**GIVEN INSTRUCTION:**
Begin with the first line and repeat exactly through the line containing "return (H - B - y) / PH"; leave every image out.

--- start DATASET CONTENT ---

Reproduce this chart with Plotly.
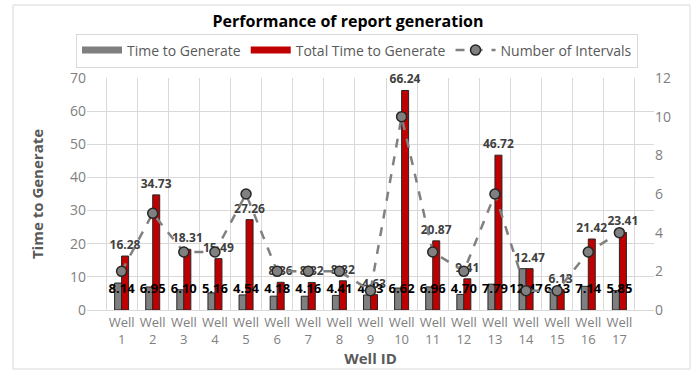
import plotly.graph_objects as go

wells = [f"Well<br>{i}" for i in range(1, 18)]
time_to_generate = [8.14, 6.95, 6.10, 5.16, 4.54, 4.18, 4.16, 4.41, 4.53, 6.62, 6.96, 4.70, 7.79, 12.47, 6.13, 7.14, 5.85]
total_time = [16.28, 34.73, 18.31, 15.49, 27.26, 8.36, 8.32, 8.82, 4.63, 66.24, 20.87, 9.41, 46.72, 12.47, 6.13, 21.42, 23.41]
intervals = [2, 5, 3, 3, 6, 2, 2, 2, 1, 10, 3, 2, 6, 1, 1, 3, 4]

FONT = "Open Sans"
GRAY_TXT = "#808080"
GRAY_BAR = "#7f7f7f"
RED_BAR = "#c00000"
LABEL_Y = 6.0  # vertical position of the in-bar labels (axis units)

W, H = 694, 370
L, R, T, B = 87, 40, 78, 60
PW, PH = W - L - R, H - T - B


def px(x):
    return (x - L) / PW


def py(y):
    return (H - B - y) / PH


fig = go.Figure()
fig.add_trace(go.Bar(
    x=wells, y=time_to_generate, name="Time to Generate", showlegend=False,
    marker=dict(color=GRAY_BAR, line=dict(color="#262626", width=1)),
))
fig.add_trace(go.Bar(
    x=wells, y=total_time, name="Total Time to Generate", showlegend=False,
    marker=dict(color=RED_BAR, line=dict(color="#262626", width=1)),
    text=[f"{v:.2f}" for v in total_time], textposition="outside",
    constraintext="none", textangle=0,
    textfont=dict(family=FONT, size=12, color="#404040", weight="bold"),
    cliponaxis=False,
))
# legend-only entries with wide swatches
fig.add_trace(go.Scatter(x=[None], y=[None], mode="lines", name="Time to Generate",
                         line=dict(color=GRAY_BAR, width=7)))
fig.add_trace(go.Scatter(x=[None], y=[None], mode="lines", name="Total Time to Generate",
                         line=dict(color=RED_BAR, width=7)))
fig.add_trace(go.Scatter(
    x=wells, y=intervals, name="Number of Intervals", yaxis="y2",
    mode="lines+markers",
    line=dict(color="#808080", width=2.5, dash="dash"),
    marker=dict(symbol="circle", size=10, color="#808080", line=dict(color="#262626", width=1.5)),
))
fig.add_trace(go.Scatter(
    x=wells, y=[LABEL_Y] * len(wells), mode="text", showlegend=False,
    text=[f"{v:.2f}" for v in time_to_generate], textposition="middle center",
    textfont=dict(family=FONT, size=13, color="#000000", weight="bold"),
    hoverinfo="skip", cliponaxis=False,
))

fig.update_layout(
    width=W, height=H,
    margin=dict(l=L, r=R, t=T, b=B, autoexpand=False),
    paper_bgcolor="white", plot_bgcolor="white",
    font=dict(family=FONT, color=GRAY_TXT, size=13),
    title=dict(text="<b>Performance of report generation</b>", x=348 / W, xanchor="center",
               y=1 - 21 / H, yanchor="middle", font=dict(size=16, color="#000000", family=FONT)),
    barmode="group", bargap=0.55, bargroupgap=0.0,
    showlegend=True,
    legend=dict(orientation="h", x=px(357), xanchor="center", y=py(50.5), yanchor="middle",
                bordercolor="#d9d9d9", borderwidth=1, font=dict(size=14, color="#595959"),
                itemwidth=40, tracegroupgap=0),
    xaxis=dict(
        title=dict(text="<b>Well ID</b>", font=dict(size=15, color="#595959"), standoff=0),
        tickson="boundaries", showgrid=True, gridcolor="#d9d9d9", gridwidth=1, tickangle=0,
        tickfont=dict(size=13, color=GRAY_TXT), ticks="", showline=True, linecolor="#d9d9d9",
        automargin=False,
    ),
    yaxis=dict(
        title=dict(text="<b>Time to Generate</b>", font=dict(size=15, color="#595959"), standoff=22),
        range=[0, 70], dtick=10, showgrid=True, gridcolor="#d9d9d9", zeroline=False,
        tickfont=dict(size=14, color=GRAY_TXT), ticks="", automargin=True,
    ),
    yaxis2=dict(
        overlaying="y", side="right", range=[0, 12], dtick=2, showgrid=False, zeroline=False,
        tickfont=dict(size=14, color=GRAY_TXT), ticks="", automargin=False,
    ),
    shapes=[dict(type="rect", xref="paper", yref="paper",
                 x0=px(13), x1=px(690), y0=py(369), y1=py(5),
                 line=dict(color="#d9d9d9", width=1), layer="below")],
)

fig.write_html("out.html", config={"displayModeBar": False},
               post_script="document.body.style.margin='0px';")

--- end DATASET CONTENT ---

**FINAL RESULT:**
Reproduce this chart with Plotly.
import plotly.graph_objects as go

wells = [f"Well<br>{i}" for i in range(1, 18)]
time_to_generate = [8.14, 6.95, 6.10, 5.16, 4.54, 4.18, 4.16, 4.41, 4.53, 6.62, 6.96, 4.70, 7.79, 12.47, 6.13, 7.14, 5.85]
total_time = [16.28, 34.73, 18.31, 15.49, 27.26, 8.36, 8.32, 8.82, 4.63, 66.24, 20.87, 9.41, 46.72, 12.47, 6.13, 21.42, 23.41]
intervals = [2, 5, 3, 3, 6, 2, 2, 2, 1, 10, 3, 2, 6, 1, 1, 3, 4]

FONT = "Open Sans"
GRAY_TXT = "#808080"
GRAY_BAR = "#7f7f7f"
RED_BAR = "#c00000"
LABEL_Y = 6.0  # vertical position of the in-bar labels (axis units)

W, H = 694, 370
L, R, T, B = 87, 40, 78, 60
PW, PH = W - L - R, H - T - B


def px(x):
    return (x - L) / PW


def py(y):
    return (H - B - y) / PH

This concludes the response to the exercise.